## start DATA EXTRACT

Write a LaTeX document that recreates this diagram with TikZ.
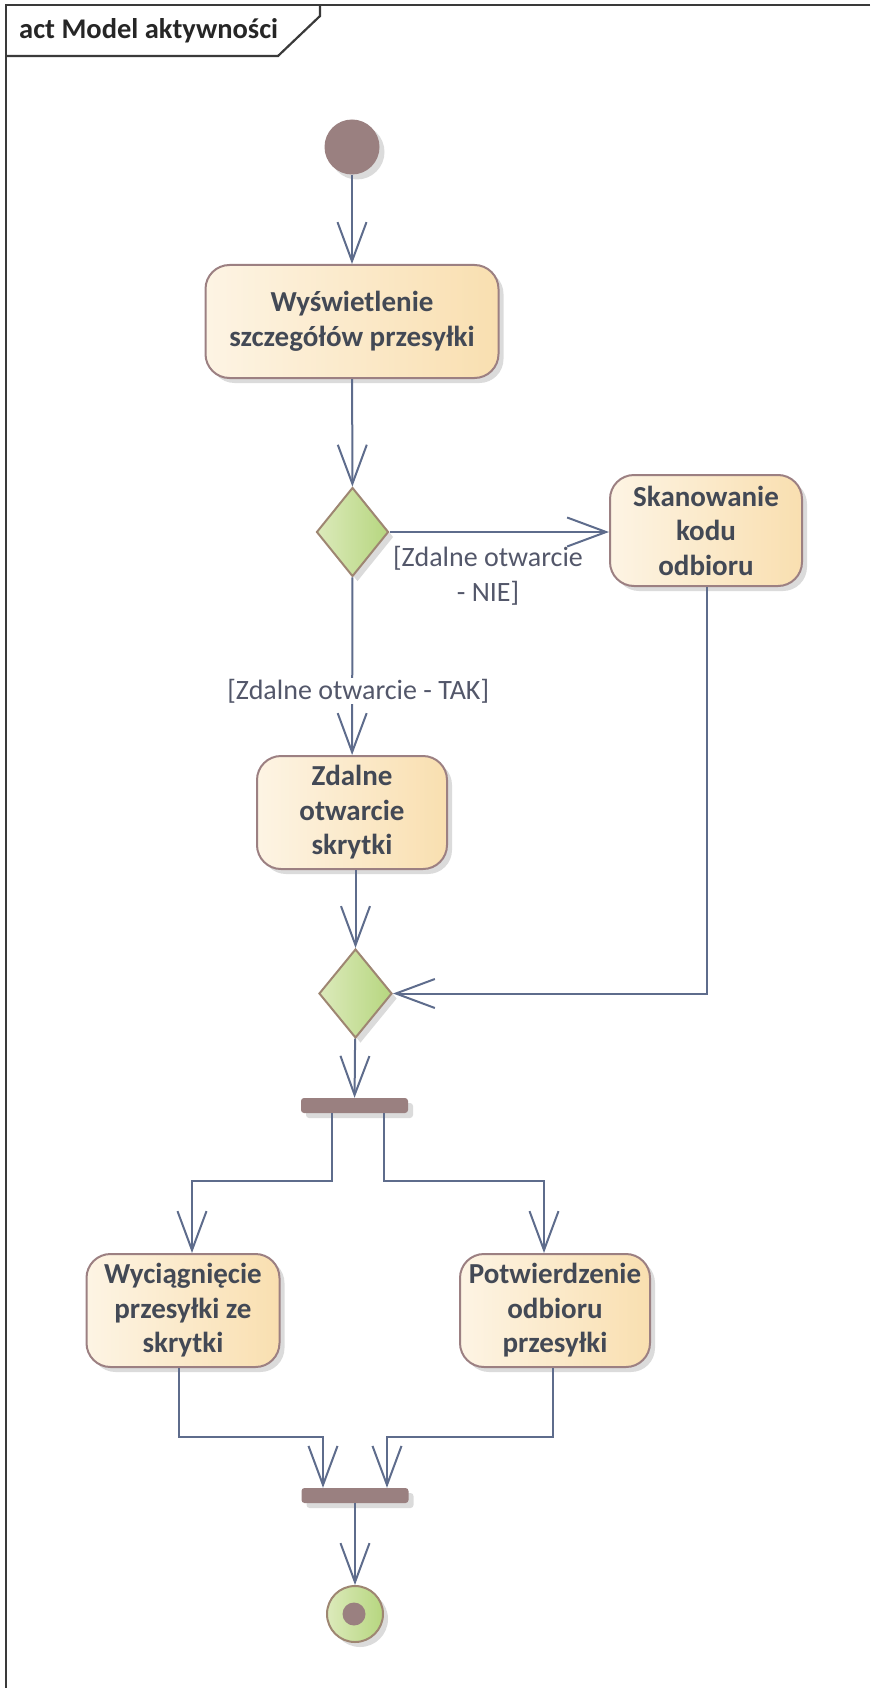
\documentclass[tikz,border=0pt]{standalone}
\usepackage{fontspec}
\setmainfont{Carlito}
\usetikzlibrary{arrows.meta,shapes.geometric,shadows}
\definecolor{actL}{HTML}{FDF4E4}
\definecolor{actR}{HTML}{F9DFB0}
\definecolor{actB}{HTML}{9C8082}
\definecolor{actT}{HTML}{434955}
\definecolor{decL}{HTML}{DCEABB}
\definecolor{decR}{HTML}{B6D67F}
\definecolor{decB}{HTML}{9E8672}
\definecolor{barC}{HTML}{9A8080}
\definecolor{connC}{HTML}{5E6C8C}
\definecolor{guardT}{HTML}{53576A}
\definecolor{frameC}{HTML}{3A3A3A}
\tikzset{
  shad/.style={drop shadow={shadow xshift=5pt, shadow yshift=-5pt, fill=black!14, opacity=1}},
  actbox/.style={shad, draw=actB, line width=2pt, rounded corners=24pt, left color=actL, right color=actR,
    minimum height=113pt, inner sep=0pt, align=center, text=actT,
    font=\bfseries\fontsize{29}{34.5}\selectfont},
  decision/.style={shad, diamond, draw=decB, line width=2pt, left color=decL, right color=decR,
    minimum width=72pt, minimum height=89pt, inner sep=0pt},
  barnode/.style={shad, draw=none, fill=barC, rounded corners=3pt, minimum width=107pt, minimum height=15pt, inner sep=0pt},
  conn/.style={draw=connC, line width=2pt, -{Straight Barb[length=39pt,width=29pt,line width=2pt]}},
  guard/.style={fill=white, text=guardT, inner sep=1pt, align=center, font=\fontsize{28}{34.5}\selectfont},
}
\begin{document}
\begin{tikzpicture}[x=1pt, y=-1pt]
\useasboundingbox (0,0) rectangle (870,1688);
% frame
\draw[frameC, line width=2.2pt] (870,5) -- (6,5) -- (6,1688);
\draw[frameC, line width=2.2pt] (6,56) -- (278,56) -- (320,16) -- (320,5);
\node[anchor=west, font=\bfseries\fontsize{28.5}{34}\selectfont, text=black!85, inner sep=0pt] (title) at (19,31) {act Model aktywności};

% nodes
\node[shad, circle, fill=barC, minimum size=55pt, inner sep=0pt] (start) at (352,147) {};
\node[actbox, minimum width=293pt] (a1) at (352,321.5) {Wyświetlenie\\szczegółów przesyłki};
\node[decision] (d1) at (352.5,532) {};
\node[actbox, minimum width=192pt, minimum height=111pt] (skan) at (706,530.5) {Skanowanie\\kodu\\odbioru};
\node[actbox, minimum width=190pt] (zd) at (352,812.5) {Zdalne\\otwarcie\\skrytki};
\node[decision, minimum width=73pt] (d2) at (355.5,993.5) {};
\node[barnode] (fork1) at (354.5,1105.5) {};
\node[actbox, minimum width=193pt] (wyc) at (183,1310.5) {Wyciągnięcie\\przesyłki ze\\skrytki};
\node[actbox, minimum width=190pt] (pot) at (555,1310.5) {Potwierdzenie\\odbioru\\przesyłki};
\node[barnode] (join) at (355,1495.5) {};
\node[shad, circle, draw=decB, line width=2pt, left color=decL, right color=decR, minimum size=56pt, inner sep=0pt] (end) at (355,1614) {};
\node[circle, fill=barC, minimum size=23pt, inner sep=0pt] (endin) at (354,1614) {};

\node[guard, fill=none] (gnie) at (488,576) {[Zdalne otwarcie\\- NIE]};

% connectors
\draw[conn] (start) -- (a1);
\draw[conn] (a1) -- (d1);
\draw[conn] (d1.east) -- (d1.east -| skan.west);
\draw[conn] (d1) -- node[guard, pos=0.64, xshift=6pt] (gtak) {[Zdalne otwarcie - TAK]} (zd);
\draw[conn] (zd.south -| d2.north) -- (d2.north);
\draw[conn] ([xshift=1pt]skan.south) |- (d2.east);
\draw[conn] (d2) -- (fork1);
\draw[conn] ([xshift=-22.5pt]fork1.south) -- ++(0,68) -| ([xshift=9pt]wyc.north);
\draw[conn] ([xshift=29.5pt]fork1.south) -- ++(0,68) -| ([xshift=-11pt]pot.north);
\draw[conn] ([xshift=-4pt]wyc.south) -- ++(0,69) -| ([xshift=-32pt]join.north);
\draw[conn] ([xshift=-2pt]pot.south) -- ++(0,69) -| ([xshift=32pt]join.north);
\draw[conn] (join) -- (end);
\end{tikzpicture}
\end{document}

## end DATA EXTRACT

INSTRUCTIONS TO FOLLOW: Reproduce all of the material exactly, apart from the pictures.

IN RESPONSE:
Write a LaTeX document that recreates this diagram with TikZ.
\documentclass[tikz,border=0pt]{standalone}
\usepackage{fontspec}
\setmainfont{Carlito}
\usetikzlibrary{arrows.meta,shapes.geometric,shadows}
\definecolor{actL}{HTML}{FDF4E4}
\definecolor{actR}{HTML}{F9DFB0}
\definecolor{actB}{HTML}{9C8082}
\definecolor{actT}{HTML}{434955}
\definecolor{decL}{HTML}{DCEABB}
\definecolor{decR}{HTML}{B6D67F}
\definecolor{decB}{HTML}{9E8672}
\definecolor{barC}{HTML}{9A8080}
\definecolor{connC}{HTML}{5E6C8C}
\definecolor{guardT}{HTML}{53576A}
\definecolor{frameC}{HTML}{3A3A3A}
\tikzset{
  shad/.style={drop shadow={shadow xshift=5pt, shadow yshift=-5pt, fill=black!14, opacity=1}},
  actbox/.style={shad, draw=actB, line width=2pt, rounded corners=24pt, left color=actL, right color=actR,
    minimum height=113pt, inner sep=0pt, align=center, text=actT,
    font=\bfseries\fontsize{29}{34.5}\selectfont},
  decision/.style={shad, diamond, draw=decB, line width=2pt, left color=decL, right color=decR,
    minimum width=72pt, minimum height=89pt, inner sep=0pt},
  barnode/.style={shad, draw=none, fill=barC, rounded corners=3pt, minimum width=107pt, minimum height=15pt, inner sep=0pt},
  conn/.style={draw=connC, line width=2pt, -{Straight Barb[length=39pt,width=29pt,line width=2pt]}},
  guard/.style={fill=white, text=guardT, inner sep=1pt, align=center, font=\fontsize{28}{34.5}\selectfont},
}
\begin{document}
\begin{tikzpicture}[x=1pt, y=-1pt]
\useasboundingbox (0,0) rectangle (870,1688);
% frame
\draw[frameC, line width=2.2pt] (870,5) -- (6,5) -- (6,1688);
\draw[frameC, line width=2.2pt] (6,56) -- (278,56) -- (320,16) -- (320,5);
\node[anchor=west, font=\bfseries\fontsize{28.5}{34}\selectfont, text=black!85, inner sep=0pt] (title) at (19,31) {act Model aktywności};

% nodes
\node[shad, circle, fill=barC, minimum size=55pt, inner sep=0pt] (start) at (352,147) {};
\node[actbox, minimum width=293pt] (a1) at (352,321.5) {Wyświetlenie\\szczegółów przesyłki};
\node[decision] (d1) at (352.5,532) {};
\node[actbox, minimum width=192pt, minimum height=111pt] (skan) at (706,530.5) {Skanowanie\\kodu\\odbioru};
\node[actbox, minimum width=190pt] (zd) at (352,812.5) {Zdalne\\otwarcie\\skrytki};
\node[decision, minimum width=73pt] (d2) at (355.5,993.5) {};
\node[barnode] (fork1) at (354.5,1105.5) {};
\node[actbox, minimum width=193pt] (wyc) at (183,1310.5) {Wyciągnięcie\\przesyłki ze\\skrytki};
\node[actbox, minimum width=190pt] (pot) at (555,1310.5) {Potwierdzenie\\odbioru\\przesyłki};
\node[barnode] (join) at (355,1495.5) {};
\node[shad, circle, draw=decB, line width=2pt, left color=decL, right color=decR, minimum size=56pt, inner sep=0pt] (end) at (355,1614) {};
\node[circle, fill=barC, minimum size=23pt, inner sep=0pt] (endin) at (354,1614) {};

\node[guard, fill=none] (gnie) at (488,576) {[Zdalne otwarcie\\- NIE]};

% connectors
\draw[conn] (start) -- (a1);
\draw[conn] (a1) -- (d1);
\draw[conn] (d1.east) -- (d1.east -| skan.west);
\draw[conn] (d1) -- node[guard, pos=0.64, xshift=6pt] (gtak) {[Zdalne otwarcie - TAK]} (zd);
\draw[conn] (zd.south -| d2.north) -- (d2.north);
\draw[conn] ([xshift=1pt]skan.south) |- (d2.east);
\draw[conn] (d2) -- (fork1);
\draw[conn] ([xshift=-22.5pt]fork1.south) -- ++(0,68) -| ([xshift=9pt]wyc.north);
\draw[conn] ([xshift=29.5pt]fork1.south) -- ++(0,68) -| ([xshift=-11pt]pot.north);
\draw[conn] ([xshift=-4pt]wyc.south) -- ++(0,69) -| ([xshift=-32pt]join.north);
\draw[conn] ([xshift=-2pt]pot.south) -- ++(0,69) -| ([xshift=32pt]join.north);
\draw[conn] (join) -- (end);
\end{tikzpicture}
\end{document}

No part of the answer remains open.